> _Available data_
************
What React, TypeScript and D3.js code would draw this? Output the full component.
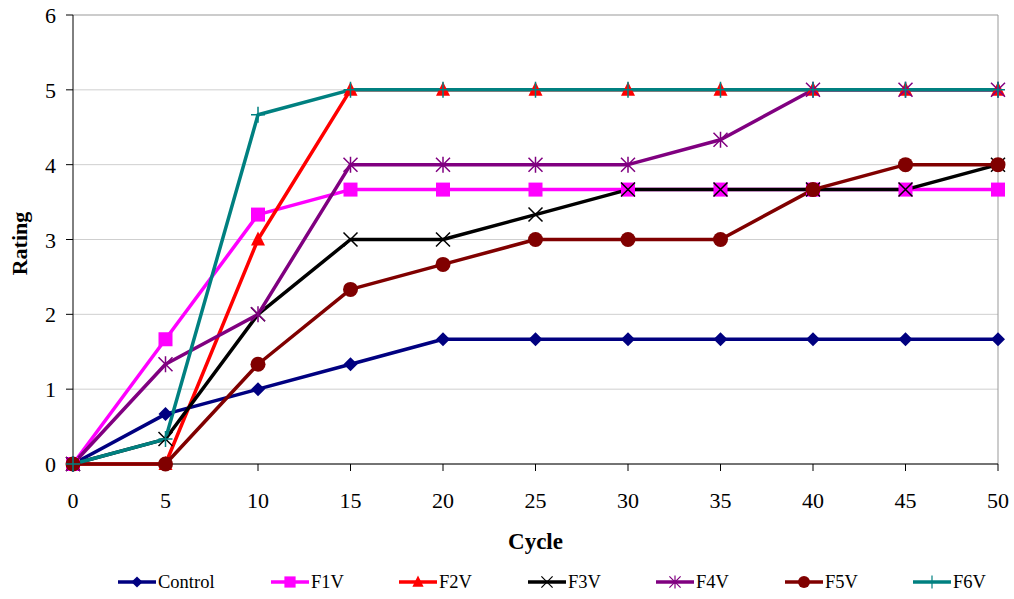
import React from "react";
import * as d3 from "d3";

const cycles = [0, 5, 10, 15, 20, 25, 30, 35, 40, 45, 50];
const control = [0, 0.667, 1, 1.333, 1.667, 1.667, 1.667, 1.667, 1.667, 1.667, 1.667];
const f1v = [0, 1.667, 3.333, 3.667, 3.667, 3.667, 3.667, 3.667, 3.667, 3.667, 3.667];
const f2v = [0, 0, 3, 5, 5, 5, 5, 5, 5, 5, 5];
const f3v = [0, 0.333, 2, 3, 3, 3.333, 3.667, 3.667, 3.667, 3.667, 4];
const f4v = [0, 1.333, 2, 4, 4, 4, 4, 4.333, 5, 5, 5];
const f5v = [0, 0, 1.333, 2.333, 2.667, 3, 3, 3, 3.667, 4, 4];
const f6v = [0, 0.333, 4.667, 5, 5, 5, 5, 5, 5, 5, 5];
const yTicks = [0, 1, 2, 3, 4, 5, 6];

type Marker = "diamond" | "square" | "triangle" | "x" | "star" | "circle" | "plus";
const series: { name: string; values: number[]; color: string; marker: Marker }[] = [
  { name: "Control", values: control, color: "#000080", marker: "diamond" },
  { name: "F1V", values: f1v, color: "#ff00ff", marker: "square" },
  { name: "F2V", values: f2v, color: "#ff0000", marker: "triangle" },
  { name: "F3V", values: f3v, color: "#000000", marker: "x" },
  { name: "F4V", values: f4v, color: "#800080", marker: "star" },
  { name: "F5V", values: f5v, color: "#800000", marker: "circle" },
  { name: "F6V", values: f6v, color: "#008080", marker: "plus" },
];

const W = 1014;
const H = 599;
const left = 73;
const right = 998;
const top = 15;
const bottom = 464;
const FONT = "'Liberation Serif', 'Times New Roman', serif";

const x = d3.scaleLinear().domain([0, 50]).range([left, right]);
const y = d3.scaleLinear().domain([0, 6]).range([bottom, top]);

function MarkerShape({ kind, cx, cy, color }: { kind: Marker; cx: number; cy: number; color: string }) {
  switch (kind) {
    case "diamond":
      return <path d={`M${cx},${cy - 7}L${cx + 7},${cy}L${cx},${cy + 7}L${cx - 7},${cy}Z`} fill={color} />;
    case "square":
      return <rect x={cx - 7} y={cy - 7} width={14} height={14} fill={color} />;
    case "triangle":
      return <path d={`M${cx},${cy - 8}L${cx + 7},${cy + 6}L${cx - 7},${cy + 6}Z`} fill={color} />;
    case "x":
      return (
        <path d={`M${cx - 7},${cy - 7}L${cx + 7},${cy + 7}M${cx - 7},${cy + 7}L${cx + 7},${cy - 7}`} stroke={color} strokeWidth={1.5} />
      );
    case "star":
      return (
        <path
          d={`M${cx - 7},${cy - 7}L${cx + 7},${cy + 7}M${cx - 7},${cy + 7}L${cx + 7},${cy - 7}M${cx},${cy - 8}L${cx},${cy + 8}`}
          stroke={color}
          strokeWidth={1.5}
        />
      );
    case "circle":
      return <circle cx={cx} cy={cy} r={7.5} fill={color} />;
    case "plus":
      return <path d={`M${cx - 7},${cy}L${cx + 7},${cy}M${cx},${cy - 8}L${cx},${cy + 8}`} stroke={color} strokeWidth={1.5} />;
  }
}

export default function App() {
  const line = d3
    .line<number>()
    .x((_, i) => x(cycles[i]))
    .y((d) => y(d));

  const legendX = [118, 271, 399, 528, 656, 785, 913];
  const legendY = 582;
  const legendLen = 38;

  return (
    <svg width={W} height={H} style={{ position: "absolute", left: 0, top: 0, background: "#fff", fontFamily: FONT }}>
      {/* gridlines */}
      {yTicks.map((t) => (
        <line key={t} x1={left} x2={right} y1={y(t)} y2={y(t)} stroke={t === 6 ? "#999" : "#cfcfcf"} strokeWidth={1} />
      ))}
      <line x1={right} x2={right} y1={top} y2={bottom} stroke="#999" strokeWidth={1} />

      {/* axes */}
      <line x1={left} x2={left} y1={top} y2={bottom} stroke="#000" strokeWidth={1} />
      <line x1={left} x2={right} y1={bottom} y2={bottom} stroke="#000" strokeWidth={1} />
      {yTicks.map((t) => (
        <g key={t}>
          <line x1={left - 7} x2={left} y1={y(t)} y2={y(t)} stroke="#000" />
          <text x={left - 17} y={y(t) + 8} fontSize={22} textAnchor="end">
            {t}
          </text>
        </g>
      ))}
      {cycles.map((c) => (
        <g key={c}>
          <line x1={x(c)} x2={x(c)} y1={bottom} y2={bottom + 7} stroke="#000" />
          <text x={x(c)} y={508} fontSize={22} textAnchor="middle">
            {c}
          </text>
        </g>
      ))}
      <text x={(left + right) / 2} y={549} fontSize={23} fontWeight="bold" textAnchor="middle">
        Cycle
      </text>
      <text transform={`translate(27,${(top + bottom) / 2 + 4}) rotate(-90)`} fontSize={22} fontWeight="bold" textAnchor="middle">
        Rating
      </text>

      {/* series lines */}
      {series.map((s) => (
        <path key={s.name} d={line(s.values) || ""} fill="none" stroke={s.color} strokeWidth={3.5} strokeLinejoin="round" />
      ))}
      {/* series markers */}
      {series.map((s) => (
        <g key={s.name}>
          {s.values.map((v, i) => (
            <MarkerShape key={i} kind={s.marker} cx={x(cycles[i])} cy={y(v)} color={s.color} />
          ))}
        </g>
      ))}

      {/* legend */}
      {series.map((s, i) => {
        const mx = legendX[i] + legendLen / 2;
        return (
          <g key={s.name}>
            <line x1={legendX[i]} x2={legendX[i] + legendLen} y1={legendY} y2={legendY} stroke={s.color} strokeWidth={3.5} />
            <g transform={`translate(${mx},${legendY}) scale(0.8) translate(${-mx},${-legendY})`}>
              <MarkerShape kind={s.marker} cx={mx} cy={legendY} color={s.color} />
            </g>
            <text x={legendX[i] + legendLen + 2} y={legendY + 6} fontSize={18.5}>
              {s.name}
            </text>
          </g>
        );
      })}
    </svg>
  );
}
************
> _Problem to solve_
From the first line above down to the line with "const y = d3.scaleLinear().domain([0, 6]).range([bottom, top]);", reproduce every line and no others, omitting pictures.

> _Expected answer_
What React, TypeScript and D3.js code would draw this? Output the full component.
import React from "react";
import * as d3 from "d3";

const cycles = [0, 5, 10, 15, 20, 25, 30, 35, 40, 45, 50];
const control = [0, 0.667, 1, 1.333, 1.667, 1.667, 1.667, 1.667, 1.667, 1.667, 1.667];
const f1v = [0, 1.667, 3.333, 3.667, 3.667, 3.667, 3.667, 3.667, 3.667, 3.667, 3.667];
const f2v = [0, 0, 3, 5, 5, 5, 5, 5, 5, 5, 5];
const f3v = [0, 0.333, 2, 3, 3, 3.333, 3.667, 3.667, 3.667, 3.667, 4];
const f4v = [0, 1.333, 2, 4, 4, 4, 4, 4.333, 5, 5, 5];
const f5v = [0, 0, 1.333, 2.333, 2.667, 3, 3, 3, 3.667, 4, 4];
const f6v = [0, 0.333, 4.667, 5, 5, 5, 5, 5, 5, 5, 5];
const yTicks = [0, 1, 2, 3, 4, 5, 6];

type Marker = "diamond" | "square" | "triangle" | "x" | "star" | "circle" | "plus";
const series: { name: string; values: number[]; color: string; marker: Marker }[] = [
  { name: "Control", values: control, color: "#000080", marker: "diamond" },
  { name: "F1V", values: f1v, color: "#ff00ff", marker: "square" },
  { name: "F2V", values: f2v, color: "#ff0000", marker: "triangle" },
  { name: "F3V", values: f3v, color: "#000000", marker: "x" },
  { name: "F4V", values: f4v, color: "#800080", marker: "star" },
  { name: "F5V", values: f5v, color: "#800000", marker: "circle" },
  { name: "F6V", values: f6v, color: "#008080", marker: "plus" },
];

const W = 1014;
const H = 599;
const left = 73;
const right = 998;
const top = 15;
const bottom = 464;
const FONT = "'Liberation Serif', 'Times New Roman', serif";

const x = d3.scaleLinear().domain([0, 50]).range([left, right]);
const y = d3.scaleLinear().domain([0, 6]).range([bottom, top]);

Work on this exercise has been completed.